Isso, na leitura de congressistas alinhados do Planalto, daria argumentos políticos para o presidente da Câmara, Hugo Motta (Republicanos-PB), segurar o projeto -cabe a ele a palavra final sobre levar o texto ao plenário.
Motta tem resistido a dar seguimento ao projeto de lei, mas está numa saia justa. A pressão contrária vem, além do governo, do STF (Supremo Tribunal Federal), que vê a iniciativa como uma afronta à corte.
Lula deve se reunir na próxima semana com Motta e líderes de partidos na Câmara. O encontro já estava previsto antes da obtenção do número de assinaturas para o requerimento de urgência. Agora, ocorrerá num ambiente tomado por essa pauta.
Em outra frente, bolsonaristas alegam acordo firmado por Hugo Motta durante sua eleição à presidência da Casa, em que ele teria se comprometido a pautar o projeto, caso fosse da vontade da maioria da Câmara.

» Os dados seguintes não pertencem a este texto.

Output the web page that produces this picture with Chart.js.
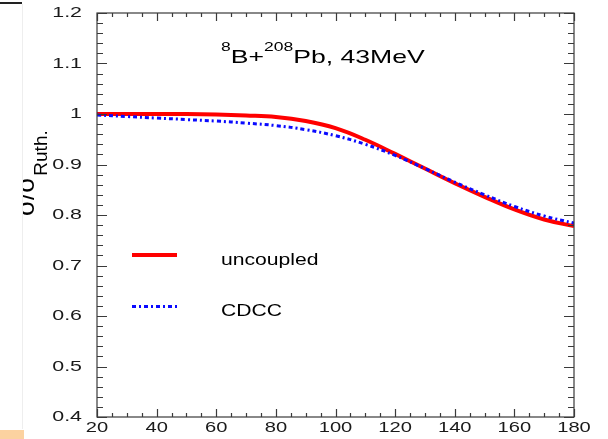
<!DOCTYPE html>
<html>
<head>
<meta charset="utf-8">
<script src="https://cdn.jsdelivr.net/npm/chart.js@4.4.1/dist/chart.umd.min.js"></script>
<style>
  html, body { margin: 0; padding: 0; background: #fff; }
  #wrap { position: relative; width: 608px; height: 439px; overflow: hidden; }
  #c { position: absolute; left: 0; top: 0; }
  .edge { position: absolute; }
</style>
</head>
<body>
<div id="wrap">
  <canvas id="c" width="608" height="439"></canvas>
  <div class="edge" style="left:0;top:2px;width:22px;height:2px;background:#222;"></div>
  <div class="edge" style="left:22px;top:4px;width:1px;height:425px;background:#eee;"></div>
  <div class="edge" style="left:0;top:430px;width:24px;height:9px;background:#fcd2a0;"></div>
</div>
<script>
// scattering angle (deg) and cross-section ratio
const angles = [20, 30, 40, 50, 60, 70, 80, 90, 100, 110, 120, 130, 140, 150, 160, 170, 180];
const uncoupled = [1.000, 1.000, 1.000, 1.000, 0.999, 0.997, 0.994, 0.986, 0.972, 0.949, 0.921, 0.892, 0.863, 0.836, 0.811, 0.791, 0.778];
const cdcc = [0.998, 0.995, 0.992, 0.989, 0.986, 0.982, 0.977, 0.969, 0.957, 0.940, 0.918, 0.892, 0.865, 0.840, 0.817, 0.798, 0.784];

const xTickLabels = ["20", "40", "60", "80", "100", "120", "140", "160", "180"];
const yTickLabels = ["0.4", "0.5", "0.6", "0.7", "0.8", "0.9", "1", "1.1", "1.2"];

const FONT = '"Liberation Sans", Arial, Helvetica, sans-serif';
const AXIS = "#3a3a3a";

function stretchText(ctx, txt, x, y, sx, align) {
  ctx.save();
  ctx.translate(x, y);
  ctx.scale(sx, 1);
  ctx.textAlign = align;
  ctx.fillText(txt, 0, 0);
  ctx.restore();
}

// frame with inward ticks on all sides, tick labels, title, legend
const framePlugin = {
  id: "frame",
  afterDraw(chart) {
    const ctx = chart.ctx;
    const a = chart.chartArea;
    const xs = chart.scales.x;
    const ys = chart.scales.y;
    ctx.save();
    ctx.strokeStyle = AXIS;
    ctx.lineWidth = 1.2;
    ctx.strokeRect(a.left, a.top, a.right - a.left, a.bottom - a.top);

    ctx.beginPath();
    for (let v = 20; v <= 180; v += 5) {
      const px = Math.round(xs.getPixelForValue(v)) + 0.5;
      const len = v % 20 === 0 ? 8 : 4;
      ctx.moveTo(px, a.bottom); ctx.lineTo(px, a.bottom - len);
      ctx.moveTo(px, a.top); ctx.lineTo(px, a.top + len);
    }
    for (let i = 0; i <= 40; i++) {
      const v = 0.4 + i * 0.02;
      const py = Math.round(ys.getPixelForValue(v)) + 0.5;
      const len = i % 5 === 0 ? 10 : 6;
      ctx.moveTo(a.left, py); ctx.lineTo(a.left + len, py);
      ctx.moveTo(a.right, py); ctx.lineTo(a.right - len, py);
    }
    ctx.stroke();

    // tick labels
    ctx.fillStyle = "#1a1a1a";
    ctx.font = "15.5px " + FONT;
    ctx.textBaseline = "middle";
    xTickLabels.forEach(t => {
      stretchText(ctx, t, xs.getPixelForValue(+t), a.bottom + 11, 1.3, "center");
    });
    yTickLabels.forEach(t => {
      stretchText(ctx, t, a.left - 15, ys.getPixelForValue(+t), 1.38, "right");
    });

    // y axis title, clipped at the left edge like the picture
    ctx.save();
    ctx.beginPath();
    ctx.rect(22, 0, 100, chart.height);
    ctx.clip();
    ctx.translate(34, 216);
    ctx.rotate(-Math.PI / 2);
    ctx.textBaseline = "alphabetic";
    ctx.textAlign = "left";
    ctx.fillStyle = "#000";
    ctx.font = "26px " + FONT;
    ctx.fillText("σ/σ", 0, 0);
    const w = ctx.measureText("σ/σ").width;
    ctx.font = "19px " + FONT;
    ctx.fillText("Ruth.", w + 1, 13);
    ctx.restore();

    // plot title with superscripts
    ctx.fillStyle = "#000";
    ctx.textBaseline = "alphabetic";
    const parts = [["8", 12.5, -12], ["B+", 19, 0], ["208", 12.5, -12], ["Pb, 43MeV", 19, 0]];
    let x = 221;
    const sx = 1.4;
    parts.forEach(([t, size, dy]) => {
      ctx.font = size + "px " + FONT;
      stretchText(ctx, t, x, 63 + dy, sx, "left");
      x += ctx.measureText(t).width * sx;
    });

    // legend
    const rows = [[0, 255, 265], [1, 306.5, 316]];
    rows.forEach(([di, ly, ty]) => {
      const ds = chart.data.datasets[di];
      ctx.beginPath();
      ctx.strokeStyle = ds.borderColor;
      ctx.lineWidth = ds.borderWidth;
      ctx.setLineDash(ds.borderDash || []);
      ctx.moveTo(132, ly); ctx.lineTo(177, ly);
      ctx.stroke();
      ctx.setLineDash([]);
      ctx.fillStyle = "#000";
      ctx.font = "16px " + FONT;
      stretchText(ctx, ds.label, 221, ty, 1.32, "left");
    });
    ctx.restore();
  }
};

new Chart(document.getElementById("c"), {
  type: "line",
  data: {
    datasets: [
      {
        label: "uncoupled",
        data: angles.map((a, i) => ({ x: a, y: uncoupled[i] })),
        borderColor: "#ff0000",
        borderWidth: 4,
        pointRadius: 0,
        tension: 0.4,
        order: 1
      },
      {
        label: "CDCC",
        data: angles.map((a, i) => ({ x: a, y: cdcc[i] })),
        borderColor: "#0a0aff",
        borderWidth: 3,
        borderDash: [4, 3, 2, 3],
        pointRadius: 0,
        tension: 0.4,
        order: 0
      }
    ]
  },
  options: {
    responsive: false,
    animation: false,
    layout: { padding: { left: 97, right: 34, top: 13, bottom: 22 } },
    scales: {
      x: { type: "linear", min: 20, max: 180, display: false },
      y: { type: "linear", min: 0.4, max: 1.2, display: false }
    },
    plugins: { legend: { display: false }, tooltip: { enabled: false } }
  },
  plugins: [framePlugin]
});
</script>
</body>
</html>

Aliados de Motta já esperavam que o Planalto intensificasse sua atuação pela retirada de apoio de deputados da base governista à proposta. Ao falar nesta semana que não decidirá sozinho e que deve levar a proposta para discussão no colégio de líderes, o presidente da Casa busca dividir responsabilidade e cobrar atuação do governo.
O seu entorno avalia que agora a bola está com o Planalto, e que ele fez o que pôde para tentar evitar o avanço do projeto na Casa.
“Democracia é discutir com o Colégio de Líderes as pautas que devem avançar. Em uma democracia, ninguém tem o direito de decidir nada sozinho. É preciso também ter responsabilidade com o cargo que ocupamos, pensando no que cada pauta significa para as instituições e para toda a população brasileira”, afirmou no X, antigo Twitter.
Normalmente, um requerimento de urgência leva a assinatura dos líderes, representando o número de deputados das suas bancadas. Desta vez, o líder do PL, Sóstenes Cavalcante (RJ), teve de coletar as assinaturas no varejo, o que tornou o processo mais demorado.
O regimento diz que para retirar as assinaturas seria necessário um novo requerimento, assinado por metade mais um dos deputados que apoiaram o primeiro. O que, até para governistas, é visto como improvável.
Uma liderança do centrão disse, reservadamente, que o esforço do governo não vai conseguir impedir o avanço do projeto de lei. E que agora deve ser debatido um texto que seja mais palatável ao Congresso, ou seja, que não foque em anistia para as lideranças, como Bolsonaro.
O PL já está elaborando um novo texto, como mostrou a Folha de S.Paulo, por determinação do próprio ex-presidente após encontro com Motta. Segundo relatos, a ideia é que seja um projeto mais enxuto, mas ainda não há detalhes sobre quem deve ser contemplado.
Integrantes do centrão, no geral, defendem a possibilidade de penas mais brandas para os que estiveram presencialmente nos ataques golpistas, não contemplando Bolsonaro e os outros acusados de liderar a trama golpista. Publicamente, o ex-presidente diz que o texto não é para beneficiá-lo.
Toda a movimentação do governo e da oposição ocorre numa semana de esvaziamento na Câmara. Por causa do feriado, muitos líderes e o próprio Motta viajaram e a pauta foi de projetos de menor relevância e sem polêmicas.
A ministra Gleisi criticou na semana passada deputados que assinaram o requerimento de urgência, classificando-os como “desavisados”.
Na mesma publicação, contudo, admitiu que deve ser realizada uma discussão para concessão de anistia ou redução de pena para os envolvidos nos atentados.
A fala gerou ruído com ministros do STF (Supremo Tribunal Federal). Então, ela voltou às redes para dizer que cabe ao Judiciário a decisão sobre os ataques promovidos pelos apoiadores do Bolsonaro.
“Quero deixar claro que eventuais revisões de pena aos réus do 8 de Janeiro cabem única e exclusivamente ao Supremo Tribunal Federal, que conduz os processos. Entendo sim que esse debate pode e deve ser feito na sociedade, inclusive no Congresso, como já vem acontecendo de fato, mas sem interferir na autonomia do Poder Judiciário”, publicou.